3D Grounding for Vision-Language Models

Loc3R-VLM enhances 2D VLMs with 3D spatial reasoning from monocular video, achieving SOTA in language-based localization and 3D QA.

2 min read
Diagram illustrating the Loc3R-VLM framework's architecture and data flow.
Image credit: StartupHub.ai

Multimodal Large Language Models (MLLMs) have advanced significantly in bridging vision and language, yet they falter in nuanced spatial understanding and viewpoint-aware reasoning. Addressing this gap, the Loc3R-VLM framework empowers existing 2D Vision-Language Models with sophisticated 3D comprehension capabilities, drawing solely from monocular video input.

Spatial Cognition Reimagined for AI

Inspired by human cognitive processes, Loc3R-VLM employs two interconnected objectives to imbue models with spatial intelligence. Global layout reconstruction constructs a holistic representation of scene structure, while explicit situation modeling anchors egocentric perspectives. These dual objectives furnish direct spatial supervision, grounding both perceptual inputs and linguistic outputs within a coherent 3D context. This approach moves beyond simply augmenting input representations with geometric cues, instead fostering intrinsic 3D reasoning.

Geometric Consistency and Metric-Scale Alignment

To ensure that the generated 3D understanding is both geometrically sound and metrically accurate, Loc3R-VLM integrates lightweight camera pose priors. These priors are extracted from a pre-trained 3D foundation model, providing essential constraints for maintaining consistency across frames and aligning the reconstructed scene to a real-world scale. This integration is crucial for applications requiring precise spatial localization and navigation.
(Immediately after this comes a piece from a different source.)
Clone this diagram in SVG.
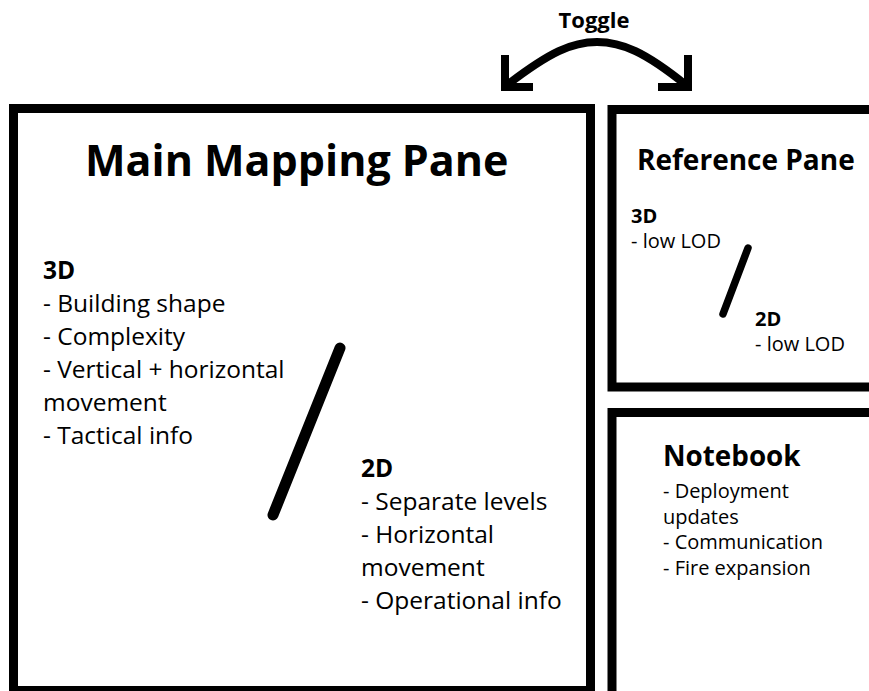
<svg xmlns="http://www.w3.org/2000/svg" width="869" height="691" viewBox="0 0 869 691">
<style>
.pane{fill:#fff;stroke:#000;stroke-width:9}
text{font-family:"Open Sans","Liberation Sans",sans-serif;fill:#000}
.b{font-weight:bold}
.body{font-size:24.5px}
.small{font-size:20px}
.slash{stroke:#000;stroke-linecap:round;fill:none}
.conn{stroke:#000;stroke-width:8;fill:none;stroke-linecap:square;stroke-linejoin:miter}
</style>
<rect width="869" height="691" fill="#fff"/>
<g id="main-pane">
<rect class="pane" x="13.5" y="108.5" width="577" height="582"/>
<text class="b" x="85" y="176" font-size="43">Main Mapping Pane</text>
<text class="body" x="43" y="278.5"><tspan class="b">3D</tspan><tspan x="43" dy="33">- Building shape</tspan><tspan x="43" dy="33">- Complexity</tspan><tspan x="43" dy="33">- Vertical + horizontal</tspan><tspan x="43" dy="33">movement</tspan><tspan x="43" dy="33">- Tactical info</tspan></text>
<line class="slash" x1="340" y1="348" x2="273" y2="515" stroke-width="11"/>
<text class="body" x="361" y="476.5"><tspan class="b">2D</tspan><tspan x="361" dy="33">- Separate levels</tspan><tspan x="361" dy="33">- Horizontal</tspan><tspan x="361" dy="33">movement</tspan><tspan x="361" dy="33">- Operational info</tspan></text>
</g>
<g id="reference-pane">
<rect class="pane" x="612" y="109.5" width="270" height="277.5"/>
<text class="b" x="637" y="170" font-size="28">Reference Pane</text>
<text class="small" x="631" y="223"><tspan class="b">3D</tspan><tspan x="631" dy="25">- low LOD</tspan></text>
<line class="slash" x1="748" y1="248" x2="723" y2="314" stroke-width="7.5"/>
<text class="small" x="755" y="326"><tspan class="b">2D</tspan><tspan x="755" dy="25">- low LOD</tspan></text>
</g>
<g id="notebook">
<rect class="pane" x="612" y="412.5" width="270" height="290"/>
<text class="b" x="663" y="466" font-size="27.8">Notebook</text>
<text class="small" x="663" y="498"><tspan x="663">- Deployment</tspan><tspan x="663" dy="25.5">updates</tspan><tspan x="663" dy="25.5">- Communication</tspan><tspan x="663" dy="25.5">- Fire expansion</tspan></text>
</g>
<g id="connectors">
<path class="conn" d="M507,85 C550,52 572,42 597,42 C622,42 645,52 686,85"/>
<path class="conn" d="M505,59 L505,87 L529,87"/>
<path class="conn" d="M688,59 L688,87 L662,87"/>
<text class="b" x="594" y="27.5" font-size="22" text-anchor="middle">Toggle</text>
</g>
</svg>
State-of-the-Art in Situated Understanding

The efficacy of Loc3R-VLM is demonstrated through its state-of-the-art performance in language-based localization. Furthermore, it surpasses existing 2D and video-based methods on benchmarks for situated and general 3D question-answering. This highlights the power of the proposed spatial supervision framework in enabling robust and generalizable 3D understanding within VLM architectures.